July 11, 2005

WHOSE PROBLEM IS IT?

After the 7/7 incident the blogosphere has become alive like the aftermaths of 9/11. Almost everyone has something to say about the incident and if you filter those thoughts you will find the emotions "fear" and "rage". Some are thinking that the terrorism is a Muslim problem and it needs a Muslim solution. One such view:

Either the Muslim world begins to really restrain, inhibit and denounce its own extremists - if it turns out that they are behind the London bombings - or the West is going to do it for them. And the West will do it in a rough, crude way - by simply shutting them out, denying them visas and making every Muslim in its midst guilty until proven innocent.

But the problem lies elsewhere. There are some sane thoughts going on in "Thinkers Room" which asks some logical questions.

* Just what is it that would drive a human being to feel passionately enough about something to do this to innocent people?

* Now ask yourself -- what can make you feel so passionately, so deeply, so totally in something that you'd give your life, that you'd blow yourself up?


And the answer is "Fear" and it grips everybody, the oppressor and the oppressed, one of another:

The unfortunate thing is that human beings have this tendency to fear things they do not understand, and fear is a very powerful force. Fearful people in large enough numbers are a recipe for disaster.

The consequence:

There is no short supply of these (deranged) people who feel this passionately about whatever it is their misguided cause is. They are lining up to blow themselves up. They have been there for years. It is naive in the extreme to introduce religious connotations into this, and this is the slant that the world seems to have gripped with both hands, inadvertently or otherwise.

But why terrorism and Islam always seem to end up in the same sentence?

People do not understand Islam at all, and this has contributed immensely to the problem. The world would have no problem (generally) with dismissing Osama and his associates as a deranged and isolated bunch of crazies. But since they claim to be Muslims, for some reason the world has a problem divorcing them from Islam at large. Perpetually referring to them as 'Islamic Extremists' is doing little to help, besides subtly drawing an association between the two. And what is the result? Muslims who have nothing remotely to do with Osama Bin Laden are increasingly finding themselves on the defensive.

Here is another proof how people understand Islam:

A Sikh temple had been vandalised in an arson attack in Leeds after the 7/7 incident alongwith attacks on Mosques. Anna mocks:

We are foreign and we wear turbans, just like that bastard Osama. Thanks to a coincidence of complexion, we are complicit and we will pay.

Over at "Thinkers Room":

Organized religion is a convenient scapegoat for the many atrocities man commits. Man has spent millennia looking for scapegoats for antics, right from blaming snakes for appropriated apples right down to religion to killing others. Osama Bin Laden and his ilk have no problem appropriating Islam for their own use, violating almost all its basic tenets in the process. With all our experience and all the information at our disposal we should be wise enough to divorce the two.

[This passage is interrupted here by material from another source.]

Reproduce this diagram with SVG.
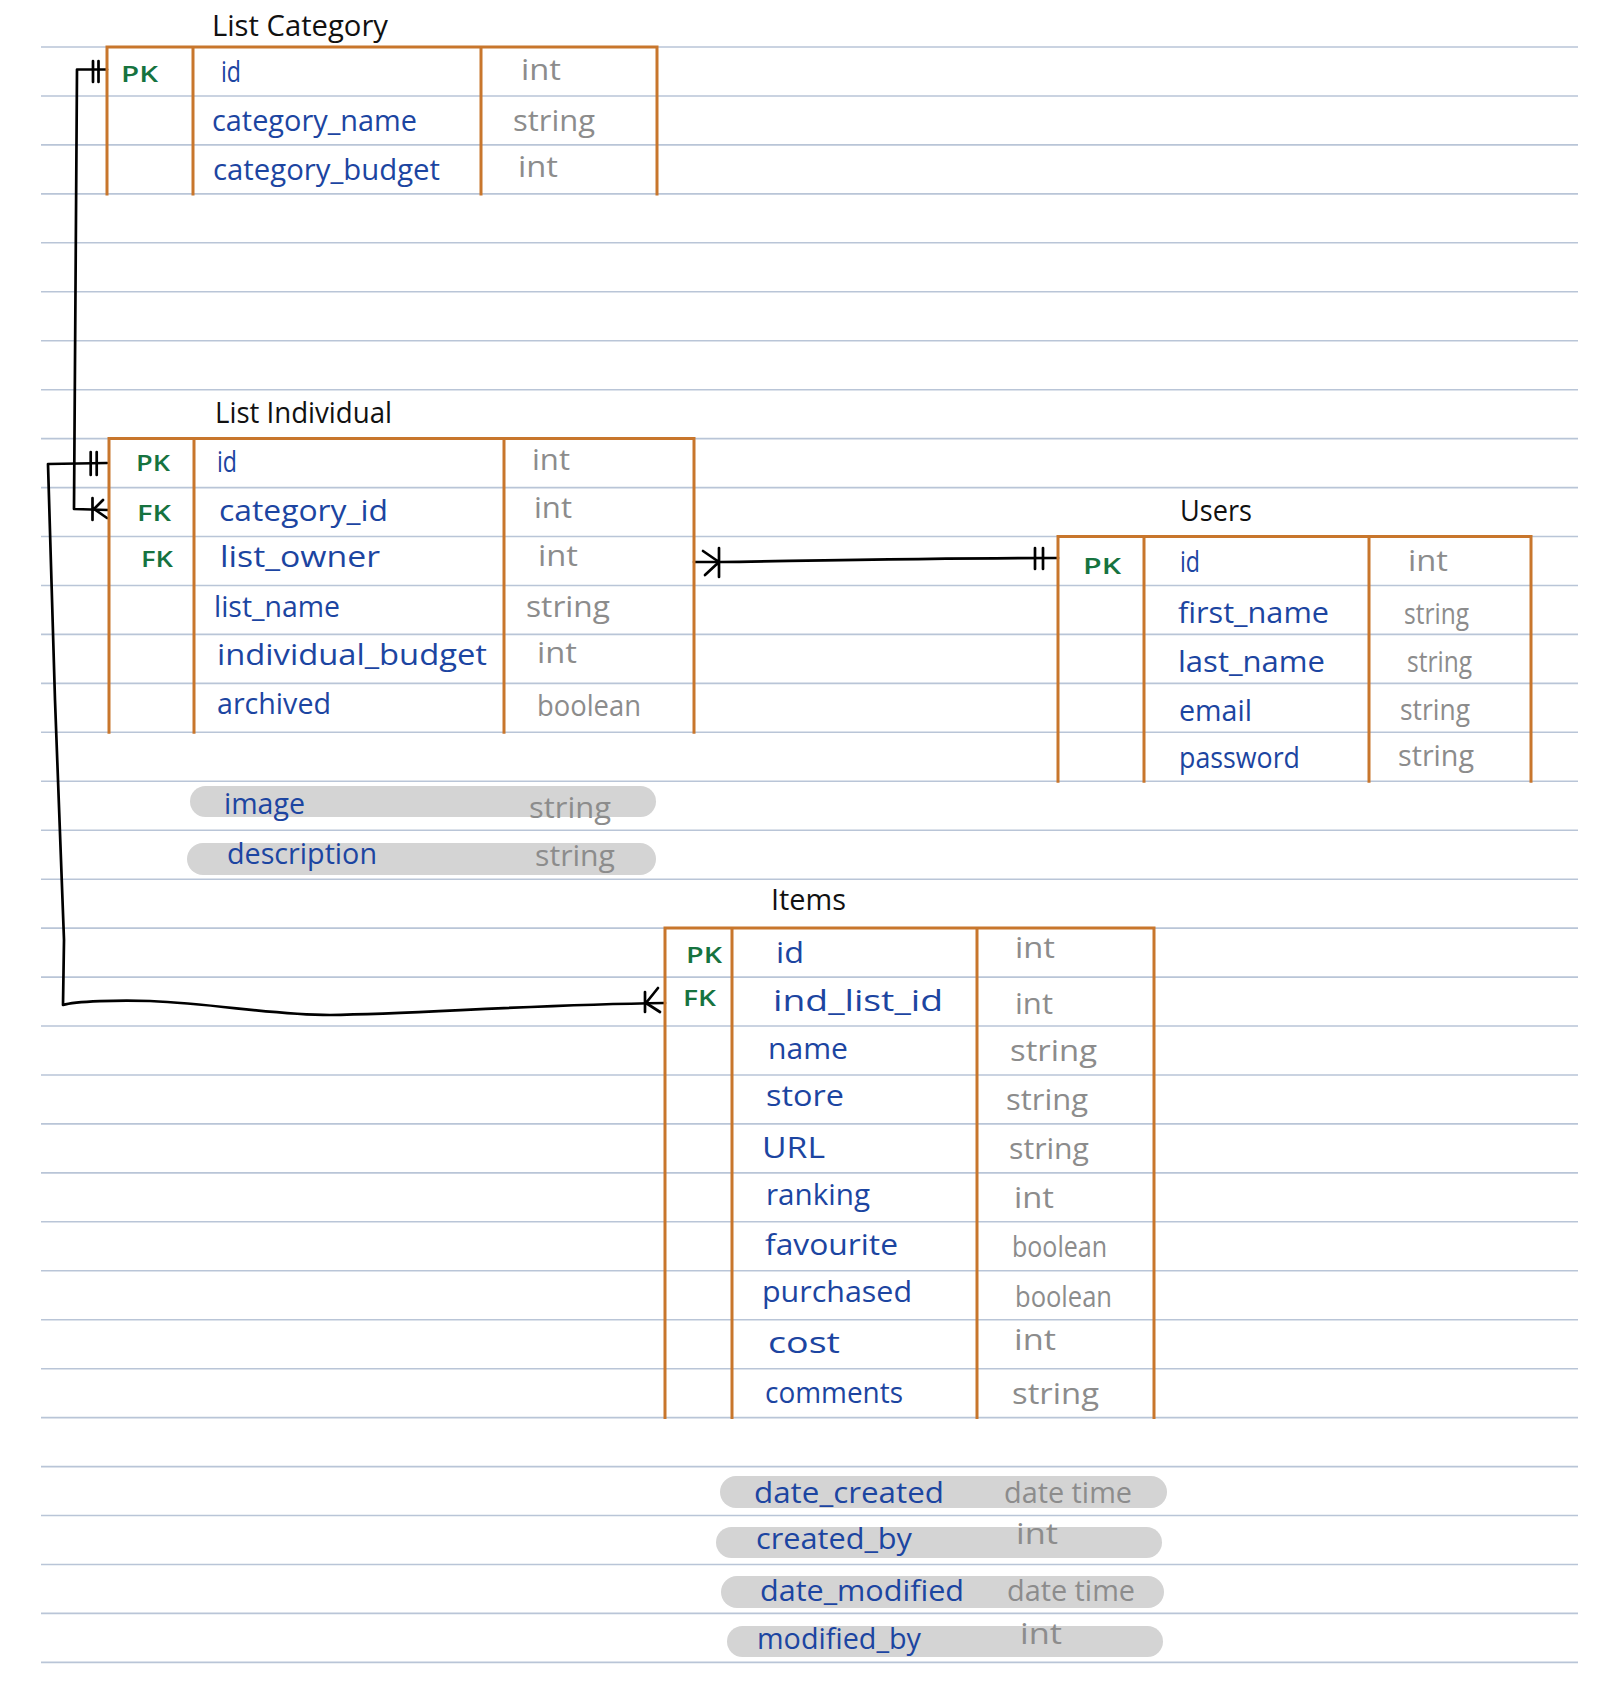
<svg xmlns="http://www.w3.org/2000/svg" width="1620" height="1706" viewBox="0 0 1620 1706">
<defs>
<style>
.rule{stroke:#b9c5d7;stroke-width:1.6}
.tbl{fill:none;stroke:#c8762c;stroke-width:3;stroke-linecap:square}
.title{font-family:"Open Sans","Liberation Sans",sans-serif;font-size:30px;fill:#111}
.key{font-family:"Open Sans","Liberation Sans",sans-serif;font-size:22px;font-weight:600;fill:#16733f}
.fld{font-family:"Open Sans","Liberation Sans",sans-serif;font-size:30px;font-weight:500;fill:#1c45a1}
.typ{font-family:"Open Sans","Liberation Sans",sans-serif;font-size:30px;fill:#8c8c8c}
.pill{fill:#d4d4d4}
.conn{fill:none;stroke:#000;stroke-width:2.7;stroke-linecap:round;stroke-linejoin:round}
</style>
</defs>
<rect width="1620" height="1706" fill="#fff"/>
<g id="rules">
<line class="rule" x1="41" y1="47" x2="1578" y2="47"/>
<line class="rule" x1="41" y1="96" x2="1578" y2="96"/>
<line class="rule" x1="41" y1="144.9" x2="1578" y2="144.9"/>
<line class="rule" x1="41" y1="193.9" x2="1578" y2="193.9"/>
<line class="rule" x1="41" y1="242.8" x2="1578" y2="242.8"/>
<line class="rule" x1="41" y1="291.8" x2="1578" y2="291.8"/>
<line class="rule" x1="41" y1="340.7" x2="1578" y2="340.7"/>
<line class="rule" x1="41" y1="389.7" x2="1578" y2="389.7"/>
<line class="rule" x1="41" y1="438.6" x2="1578" y2="438.6"/>
<line class="rule" x1="41" y1="487.6" x2="1578" y2="487.6"/>
<line class="rule" x1="41" y1="536.5" x2="1578" y2="536.5"/>
<line class="rule" x1="41" y1="585.5" x2="1578" y2="585.5"/>
<line class="rule" x1="41" y1="634.4" x2="1578" y2="634.4"/>
<line class="rule" x1="41" y1="683.4" x2="1578" y2="683.4"/>
<line class="rule" x1="41" y1="732.3" x2="1578" y2="732.3"/>
<line class="rule" x1="41" y1="781.3" x2="1578" y2="781.3"/>
<line class="rule" x1="41" y1="830.2" x2="1578" y2="830.2"/>
<line class="rule" x1="41" y1="879.2" x2="1578" y2="879.2"/>
<line class="rule" x1="41" y1="928.1" x2="1578" y2="928.1"/>
<line class="rule" x1="41" y1="977.1" x2="1578" y2="977.1"/>
<line class="rule" x1="41" y1="1026" x2="1578" y2="1026"/>
<line class="rule" x1="41" y1="1075" x2="1578" y2="1075"/>
<line class="rule" x1="41" y1="1123.9" x2="1578" y2="1123.9"/>
<line class="rule" x1="41" y1="1172.9" x2="1578" y2="1172.9"/>
<line class="rule" x1="41" y1="1221.8" x2="1578" y2="1221.8"/>
<line class="rule" x1="41" y1="1270.8" x2="1578" y2="1270.8"/>
<line class="rule" x1="41" y1="1319.7" x2="1578" y2="1319.7"/>
<line class="rule" x1="41" y1="1368.7" x2="1578" y2="1368.7"/>
<line class="rule" x1="41" y1="1417.6" x2="1578" y2="1417.6"/>
<line class="rule" x1="41" y1="1466.6" x2="1578" y2="1466.6"/>
<line class="rule" x1="41" y1="1515.5" x2="1578" y2="1515.5"/>
<line class="rule" x1="41" y1="1564.5" x2="1578" y2="1564.5"/>
<line class="rule" x1="41" y1="1613.4" x2="1578" y2="1613.4"/>
<line class="rule" x1="41" y1="1662.4" x2="1578" y2="1662.4"/>
</g>

<g id="connectors">
<path class="conn" d="M107,69.5 L77,69.5 L74,509 L108,510"/>
<path class="conn" d="M93,61 V82 M98.5,61 V82"/>
<path class="conn" d="M92.5,498 V520 M94,509 L103,500 M94,509 L107,518"/>
<path class="conn" d="M107,463 L48,464 L55,700 L64,940 L63,1005 C75,1001 120,1000 150,1001 C220,1004 270,1015 330,1015 C420,1014 520,1005 665,1003"/>
<path class="conn" d="M90.7,452 V475 M96.7,452 V475"/>
<path class="conn" d="M645,992 V1012 M646,1003 L658,988 M646,1003 L660,1012"/>
<path class="conn" d="M694,562 L720,562 C850,560 950,558 1058,558"/>
<path class="conn" d="M719,548 V577 M719,562 L703,551 M719,562 L705,575"/>
<path class="conn" d="M1035,548 V569 M1043,548 V569"/>
</g>

<g id="list-category">
<text class="title" x="212" y="36" textLength="176" lengthAdjust="spacingAndGlyphs">List Category</text>
<path class="tbl" d="M107,47 H657 M107,47 V193.9 M193,47 V193.9 M481,47 V193.9 M657,47 V193.9"/>
<text class="key" x="121" y="82" textLength="37" lengthAdjust="spacingAndGlyphs">PK</text>
<text class="fld" x="221" y="82" textLength="20" lengthAdjust="spacingAndGlyphs">id</text>
<text class="typ" x="521" y="80" textLength="40" lengthAdjust="spacingAndGlyphs">int</text>
<text class="fld" x="212" y="131" textLength="205" lengthAdjust="spacingAndGlyphs">category_name</text>
<text class="typ" x="513" y="131" textLength="82" lengthAdjust="spacingAndGlyphs">string</text>
<text class="fld" x="213" y="180" textLength="227" lengthAdjust="spacingAndGlyphs">category_budget</text>
<text class="typ" x="518" y="177" textLength="40" lengthAdjust="spacingAndGlyphs">int</text>
</g>

<g id="list-individual">
<text class="title" x="215" y="423" textLength="177" lengthAdjust="spacingAndGlyphs">List Individual</text>
<path class="tbl" d="M109,438.6 H694 M109,438.6 V732.3 M194,438.6 V732.3 M504,438.6 V732.3 M694,438.6 V732.3"/>
<text class="key" x="136" y="471" textLength="34" lengthAdjust="spacingAndGlyphs">PK</text>
<text class="fld" x="217" y="472" textLength="20" lengthAdjust="spacingAndGlyphs">id</text>
<text class="typ" x="532" y="470" textLength="38" lengthAdjust="spacingAndGlyphs">int</text>
<text class="key" x="137" y="521" textLength="34" lengthAdjust="spacingAndGlyphs">FK</text>
<text class="fld" x="219" y="521" textLength="169" lengthAdjust="spacingAndGlyphs">category_id</text>
<text class="typ" x="534" y="518" textLength="38" lengthAdjust="spacingAndGlyphs">int</text>
<text class="key" x="141" y="567" textLength="32" lengthAdjust="spacingAndGlyphs">FK</text>
<text class="fld" x="220" y="567" textLength="160" lengthAdjust="spacingAndGlyphs">list_owner</text>
<text class="typ" x="538" y="566" textLength="40" lengthAdjust="spacingAndGlyphs">int</text>
<text class="fld" x="214" y="617" textLength="126" lengthAdjust="spacingAndGlyphs">list_name</text>
<text class="typ" x="526" y="617" textLength="84" lengthAdjust="spacingAndGlyphs">string</text>
<text class="fld" x="217" y="665" textLength="270" lengthAdjust="spacingAndGlyphs">individual_budget</text>
<text class="typ" x="537" y="663" textLength="40" lengthAdjust="spacingAndGlyphs">int</text>
<text class="fld" x="217" y="714" textLength="114" lengthAdjust="spacingAndGlyphs">archived</text>
<text class="typ" x="537" y="716" textLength="104" lengthAdjust="spacingAndGlyphs">boolean</text>
<rect class="pill" x="190" y="786" width="466" height="31" rx="15.5"/>
<text class="fld" x="224" y="814" textLength="81" lengthAdjust="spacingAndGlyphs">image</text>
<text class="typ" x="529" y="818" textLength="82" lengthAdjust="spacingAndGlyphs">string</text>
<rect class="pill" x="187" y="843" width="469" height="32" rx="16"/>
<text class="fld" x="227" y="864" textLength="150" lengthAdjust="spacingAndGlyphs">description</text>
<text class="typ" x="535" y="866" textLength="80" lengthAdjust="spacingAndGlyphs">string</text>
</g>

<g id="users">
<text class="title" x="1180" y="521" textLength="72" lengthAdjust="spacingAndGlyphs">Users</text>
<path class="tbl" d="M1058,536.5 H1531 M1058,536.5 V781.3 M1144,536.5 V781.3 M1369,536.5 V781.3 M1531,536.5 V781.3"/>
<text class="key" x="1083" y="574" textLength="38" lengthAdjust="spacingAndGlyphs">PK</text>
<text class="fld" x="1180" y="572" textLength="20" lengthAdjust="spacingAndGlyphs">id</text>
<text class="typ" x="1408" y="571" textLength="40" lengthAdjust="spacingAndGlyphs">int</text>
<text class="fld" x="1178" y="623" textLength="151" lengthAdjust="spacingAndGlyphs">first_name</text>
<text class="typ" x="1404" y="624" textLength="65" lengthAdjust="spacingAndGlyphs">string</text>
<text class="fld" x="1178" y="672" textLength="147" lengthAdjust="spacingAndGlyphs">last_name</text>
<text class="typ" x="1407" y="672" textLength="65" lengthAdjust="spacingAndGlyphs">string</text>
<text class="fld" x="1179" y="721" textLength="73" lengthAdjust="spacingAndGlyphs">email</text>
<text class="typ" x="1400" y="720" textLength="70" lengthAdjust="spacingAndGlyphs">string</text>
<text class="fld" x="1179" y="768" textLength="121" lengthAdjust="spacingAndGlyphs">password</text>
<text class="typ" x="1398" y="766" textLength="76" lengthAdjust="spacingAndGlyphs">string</text>
</g>

<g id="items">
<text class="title" x="771" y="910" textLength="75" lengthAdjust="spacingAndGlyphs">Items</text>
<path class="tbl" d="M665,928.1 H1154 M665,928.1 V1417.6 M732,928.1 V1417.6 M977,928.1 V1417.6 M1154,928.1 V1417.6"/>
<text class="key" x="686" y="963" textLength="36" lengthAdjust="spacingAndGlyphs">PK</text>
<text class="fld" x="776" y="963" textLength="28" lengthAdjust="spacingAndGlyphs">id</text>
<text class="typ" x="1015" y="958" textLength="40" lengthAdjust="spacingAndGlyphs">int</text>
<text class="key" x="683" y="1006" textLength="33" lengthAdjust="spacingAndGlyphs">FK</text>
<text class="fld" x="773" y="1011" textLength="170" lengthAdjust="spacingAndGlyphs">ind_list_id</text>
<text class="typ" x="1015" y="1014" textLength="38" lengthAdjust="spacingAndGlyphs">int</text>
<text class="fld" x="768" y="1059" textLength="80" lengthAdjust="spacingAndGlyphs">name</text>
<text class="typ" x="1010" y="1061" textLength="87" lengthAdjust="spacingAndGlyphs">string</text>
<text class="fld" x="766" y="1106" textLength="78" lengthAdjust="spacingAndGlyphs">store</text>
<text class="typ" x="1006" y="1110" textLength="82" lengthAdjust="spacingAndGlyphs">string</text>
<text class="fld" x="762" y="1158" textLength="63" lengthAdjust="spacingAndGlyphs">URL</text>
<text class="typ" x="1009" y="1159" textLength="80" lengthAdjust="spacingAndGlyphs">string</text>
<text class="fld" x="766" y="1205" textLength="104" lengthAdjust="spacingAndGlyphs">ranking</text>
<text class="typ" x="1014" y="1208" textLength="40" lengthAdjust="spacingAndGlyphs">int</text>
<text class="fld" x="765" y="1255" textLength="133" lengthAdjust="spacingAndGlyphs">favourite</text>
<text class="typ" x="1012" y="1257" textLength="95" lengthAdjust="spacingAndGlyphs">boolean</text>
<text class="fld" x="762" y="1302" textLength="150" lengthAdjust="spacingAndGlyphs">purchased</text>
<text class="typ" x="1015" y="1307" textLength="97" lengthAdjust="spacingAndGlyphs">boolean</text>
<text class="fld" x="768" y="1353" textLength="72" lengthAdjust="spacingAndGlyphs">cost</text>
<text class="typ" x="1014" y="1350" textLength="42" lengthAdjust="spacingAndGlyphs">int</text>
<text class="fld" x="765" y="1403" textLength="138" lengthAdjust="spacingAndGlyphs">comments</text>
<text class="typ" x="1012" y="1404" textLength="87" lengthAdjust="spacingAndGlyphs">string</text>
<rect class="pill" x="720" y="1476" width="447" height="32" rx="16"/>
<text class="fld" x="754" y="1503" textLength="190" lengthAdjust="spacingAndGlyphs">date_created</text>
<text class="typ" x="1004" y="1503" textLength="128" lengthAdjust="spacingAndGlyphs">date time</text>
<rect class="pill" x="716" y="1527" width="446" height="31" rx="15.5"/>
<text class="fld" x="756" y="1549" textLength="156" lengthAdjust="spacingAndGlyphs">created_by</text>
<text class="typ" x="1016" y="1544" textLength="42" lengthAdjust="spacingAndGlyphs">int</text>
<rect class="pill" x="721" y="1576" width="443" height="32" rx="16"/>
<text class="fld" x="760" y="1601" textLength="204" lengthAdjust="spacingAndGlyphs">date_modified</text>
<text class="typ" x="1007" y="1601" textLength="128" lengthAdjust="spacingAndGlyphs">date time</text>
<rect class="pill" x="727" y="1626" width="436" height="31" rx="15.5"/>
<text class="fld" x="757" y="1649" textLength="164" lengthAdjust="spacingAndGlyphs">modified_by</text>
<text class="typ" x="1020" y="1644" textLength="42" lengthAdjust="spacingAndGlyphs">int</text>
</g>
</svg>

On the other hand are the Muslims acting sensible? Few questions from comments on a buzzmachine post:

* Why there is not the same public outrage over slaughter committed in the name of Allah as there is about stories about a book being put in a toilet an unreasonable question? (May I add that Dan Brown is still moving with his head attached to his shoulders even after his heretic claims that Jesus married Mary & had a son in his book "The Da-Vinci Code" and there was no notable public outrage)

* If Bin Laden and Al Qaeda did not enjoy widespread popular support among Millions of Muslims, he would have been killed or turned over a long time ago.

* It's high time for the terrorists' co-religionists to stand up and demand a stop to all of this, publically, loudly, and consistently. To cast them out. To say "you don't represent us." To take back their religion from a small group of extremist butchers who have hijacked their faith in the name of worldwide jihad, instead of complaining that it's unfair when Muslims who commit acts of terrorism in the name of Allah are called "Islamic terrorists."


Are the Muslims ready to do it boldly?

I would say that it is everybody's problem. We should not be driven by this mideaval urge "An eye for an eye" endangering the innocent civilians and at the same time weshould denounce the people who attach a religion to their crime as terrorism has no religion. We all have to play our part, positively, to bring about a change.